# Start of COLLECTED MATERIAL

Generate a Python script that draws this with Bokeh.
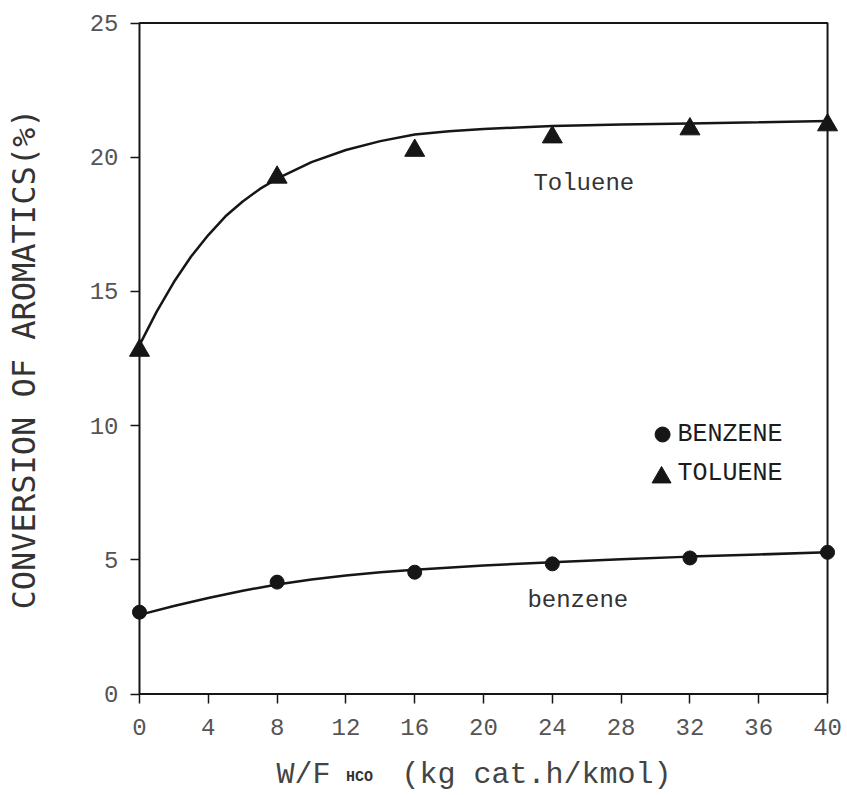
from bokeh.plotting import figure
from bokeh.models import Range1d, BoxAnnotation, Label, FixedTicker
from bokeh.embed import file_html
from bokeh.resources import INLINE

# Measured conversions (%) against space time W/F_HCO (kg cat.h/kmol)
wf = [0, 8, 16, 24, 32, 40]
benzene_conv = [3.05, 4.17, 4.54, 4.85, 5.07, 5.28]
toluene_conv = [12.8, 19.25, 20.25, 20.75, 21.05, 21.2]

# Smoothed trend curves through the measurements
toluene_fit_x = [0, 1, 2, 3, 4, 5, 6, 7, 8, 10, 12, 14, 16, 18, 20, 22, 24, 28, 32, 36, 40]
toluene_fit_y = [13.0, 14.25, 15.35, 16.3, 17.1, 17.8, 18.35, 18.82, 19.2, 19.82,
                 20.27, 20.6, 20.85, 20.97, 21.05, 21.11, 21.16, 21.22, 21.26, 21.3, 21.35]
benzene_fit_x = [0, 2, 4, 6, 8, 10, 12, 14, 16, 20, 24, 28, 32, 36, 40]
benzene_fit_y = [2.95, 3.28, 3.58, 3.85, 4.08, 4.27, 4.42, 4.54, 4.63, 4.79,
                 4.91, 5.02, 5.12, 5.2, 5.28]

x_ticks = [0, 4, 8, 12, 16, 20, 24, 28, 32, 36, 40]
y_ticks = [0, 5, 10, 15, 20, 25]

INK = "#161616"
MONO = "Liberation Mono"

# The frame spans the whole canvas; the axes sit at x=0 / y=0 so that
# the edge markers are not cut by the frame.
p = figure(
    frame_width=847, frame_height=795,
    x_range=Range1d(-8.08, 41.16), y_range=Range1d(-3.78, 25.84),
    min_border=0,
    output_backend="svg", toolbar_location=None,
)
p.xgrid.visible = False
p.ygrid.visible = False
p.outline_line_color = None
p.background_fill_color = "white"
p.border_fill_color = "white"

# Closed box around the 0-40 / 0-25 data area
p.add_layout(BoxAnnotation(left=0, right=40, bottom=0, top=25,
                           fill_color=None, fill_alpha=0,
                           line_color=INK, line_alpha=1, line_width=2))

for ax, ticks, bounds in ((p.xaxis, x_ticks, (0, 40)), (p.yaxis, y_ticks, (0, 25))):
    ax.fixed_location = 0
    ax.bounds = bounds
    ax.ticker = FixedTicker(ticks=ticks)
    ax.axis_line_color = None
    ax.major_tick_out = 9
    ax.major_tick_in = 0
    ax.minor_tick_out = 0
    ax.minor_tick_in = 0
    ax.major_tick_line_color = INK
    ax.major_tick_line_width = 1.5
    ax.major_label_text_font = MONO
    ax.major_label_text_font_size = "24px"
    ax.major_label_text_color = "#555555"
    ax.major_label_standoff = 12
p.xaxis.major_label_standoff = 16

p.yaxis.axis_label = "CONVERSION OF AROMATICS(%)"
p.yaxis.axis_label_text_font = "DejaVu Sans Mono"
p.yaxis.axis_label_text_font_size = "32px"
p.yaxis.axis_label_text_font_style = "normal"
p.yaxis.axis_label_text_color = "#333333"
p.yaxis.axis_label_standoff = 44

# Trend curves and measured points
p.line(toluene_fit_x, toluene_fit_y, line_width=2.5, line_color=INK)
p.line(benzene_fit_x, benzene_fit_y, line_width=2.5, line_color=INK)
p.scatter(wf, toluene_conv, marker="triangle", size=20, color=INK)
p.scatter(wf, benzene_conv, marker="circle", size=14, color=INK)

# Curve names
p.add_layout(Label(x=22.9, y=19.02, text="Toluene", text_baseline="middle",
                   text_font=MONO, text_font_size="24px", text_color="#333333"))
p.add_layout(Label(x=22.55, y=3.48, text="benzene", text_baseline="middle",
                   text_font=MONO, text_font_size="24px", text_color="#333333"))

# Key
p.scatter([30.41], [9.67], marker="circle", size=15, color=INK)
p.scatter([30.35], [8.07], marker="triangle", size=19, color=INK)
p.add_layout(Label(x=31.28, y=9.67, text="BENZENE", text_baseline="middle",
                   text_font=MONO, text_font_size="25px", text_color="#1c1c1c"))
p.add_layout(Label(x=31.28, y=8.2, text="TOLUENE", text_baseline="middle",
                   text_font=MONO, text_font_size="25px", text_color="#1c1c1c"))

# x-axis title with subscript
p.add_layout(Label(x=7.97, y=-3.0, text="W/F", text_baseline="alphabetic",
                   text_font=MONO, text_font_size="30px", text_color="#444444"))
p.add_layout(Label(x=12.0, y=-3.11, text="HCO", text_baseline="alphabetic",
                   text_font=MONO, text_font_size="15px", text_font_style="bold",
                   text_color="#333333"))
p.add_layout(Label(x=15.23, y=-3.0, text="(kg cat.h/kmol)", text_baseline="alphabetic",
                   text_font=MONO, text_font_size="30px", text_color="#444444"))

open("out.html", "w").write(file_html(p, INLINE))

# End of COLLECTED MATERIAL

### WHAT TO WORK ON
Transcribe the preceding listing in its entirety and with exact wording, leaving out pictures.

### EXERCISE ANSWER
Generate a Python script that draws this with Bokeh.
from bokeh.plotting import figure
from bokeh.models import Range1d, BoxAnnotation, Label, FixedTicker
from bokeh.embed import file_html
from bokeh.resources import INLINE

# Measured conversions (%) against space time W/F_HCO (kg cat.h/kmol)
wf = [0, 8, 16, 24, 32, 40]
benzene_conv = [3.05, 4.17, 4.54, 4.85, 5.07, 5.28]
toluene_conv = [12.8, 19.25, 20.25, 20.75, 21.05, 21.2]

# Smoothed trend curves through the measurements
toluene_fit_x = [0, 1, 2, 3, 4, 5, 6, 7, 8, 10, 12, 14, 16, 18, 20, 22, 24, 28, 32, 36, 40]
toluene_fit_y = [13.0, 14.25, 15.35, 16.3, 17.1, 17.8, 18.35, 18.82, 19.2, 19.82,
                 20.27, 20.6, 20.85, 20.97, 21.05, 21.11, 21.16, 21.22, 21.26, 21.3, 21.35]
benzene_fit_x = [0, 2, 4, 6, 8, 10, 12, 14, 16, 20, 24, 28, 32, 36, 40]
benzene_fit_y = [2.95, 3.28, 3.58, 3.85, 4.08, 4.27, 4.42, 4.54, 4.63, 4.79,
                 4.91, 5.02, 5.12, 5.2, 5.28]

x_ticks = [0, 4, 8, 12, 16, 20, 24, 28, 32, 36, 40]
y_ticks = [0, 5, 10, 15, 20, 25]

INK = "#161616"
MONO = "Liberation Mono"

# The frame spans the whole canvas; the axes sit at x=0 / y=0 so that
# the edge markers are not cut by the frame.
p = figure(
    frame_width=847, frame_height=795,
    x_range=Range1d(-8.08, 41.16), y_range=Range1d(-3.78, 25.84),
    min_border=0,
    output_backend="svg", toolbar_location=None,
)
p.xgrid.visible = False
p.ygrid.visible = False
p.outline_line_color = None
p.background_fill_color = "white"
p.border_fill_color = "white"

# Closed box around the 0-40 / 0-25 data area
p.add_layout(BoxAnnotation(left=0, right=40, bottom=0, top=25,
                           fill_color=None, fill_alpha=0,
                           line_color=INK, line_alpha=1, line_width=2))

for ax, ticks, bounds in ((p.xaxis, x_ticks, (0, 40)), (p.yaxis, y_ticks, (0, 25))):
    ax.fixed_location = 0
    ax.bounds = bounds
    ax.ticker = FixedTicker(ticks=ticks)
    ax.axis_line_color = None
    ax.major_tick_out = 9
    ax.major_tick_in = 0
    ax.minor_tick_out = 0
    ax.minor_tick_in = 0
    ax.major_tick_line_color = INK
    ax.major_tick_line_width = 1.5
    ax.major_label_text_font = MONO
    ax.major_label_text_font_size = "24px"
    ax.major_label_text_color = "#555555"
    ax.major_label_standoff = 12
p.xaxis.major_label_standoff = 16

p.yaxis.axis_label = "CONVERSION OF AROMATICS(%)"
p.yaxis.axis_label_text_font = "DejaVu Sans Mono"
p.yaxis.axis_label_text_font_size = "32px"
p.yaxis.axis_label_text_font_style = "normal"
p.yaxis.axis_label_text_color = "#333333"
p.yaxis.axis_label_standoff = 44

# Trend curves and measured points
p.line(toluene_fit_x, toluene_fit_y, line_width=2.5, line_color=INK)
p.line(benzene_fit_x, benzene_fit_y, line_width=2.5, line_color=INK)
p.scatter(wf, toluene_conv, marker="triangle", size=20, color=INK)
p.scatter(wf, benzene_conv, marker="circle", size=14, color=INK)

# Curve names
p.add_layout(Label(x=22.9, y=19.02, text="Toluene", text_baseline="middle",
                   text_font=MONO, text_font_size="24px", text_color="#333333"))
p.add_layout(Label(x=22.55, y=3.48, text="benzene", text_baseline="middle",
                   text_font=MONO, text_font_size="24px", text_color="#333333"))

# Key
p.scatter([30.41], [9.67], marker="circle", size=15, color=INK)
p.scatter([30.35], [8.07], marker="triangle", size=19, color=INK)
p.add_layout(Label(x=31.28, y=9.67, text="BENZENE", text_baseline="middle",
                   text_font=MONO, text_font_size="25px", text_color="#1c1c1c"))
p.add_layout(Label(x=31.28, y=8.2, text="TOLUENE", text_baseline="middle",
                   text_font=MONO, text_font_size="25px", text_color="#1c1c1c"))

# x-axis title with subscript
p.add_layout(Label(x=7.97, y=-3.0, text="W/F", text_baseline="alphabetic",
                   text_font=MONO, text_font_size="30px", text_color="#444444"))
p.add_layout(Label(x=12.0, y=-3.11, text="HCO", text_baseline="alphabetic",
                   text_font=MONO, text_font_size="15px", text_font_style="bold",
                   text_color="#333333"))
p.add_layout(Label(x=15.23, y=-3.0, text="(kg cat.h/kmol)", text_baseline="alphabetic",
                   text_font=MONO, text_font_size="30px", text_color="#444444"))

open("out.html", "w").write(file_html(p, INLINE))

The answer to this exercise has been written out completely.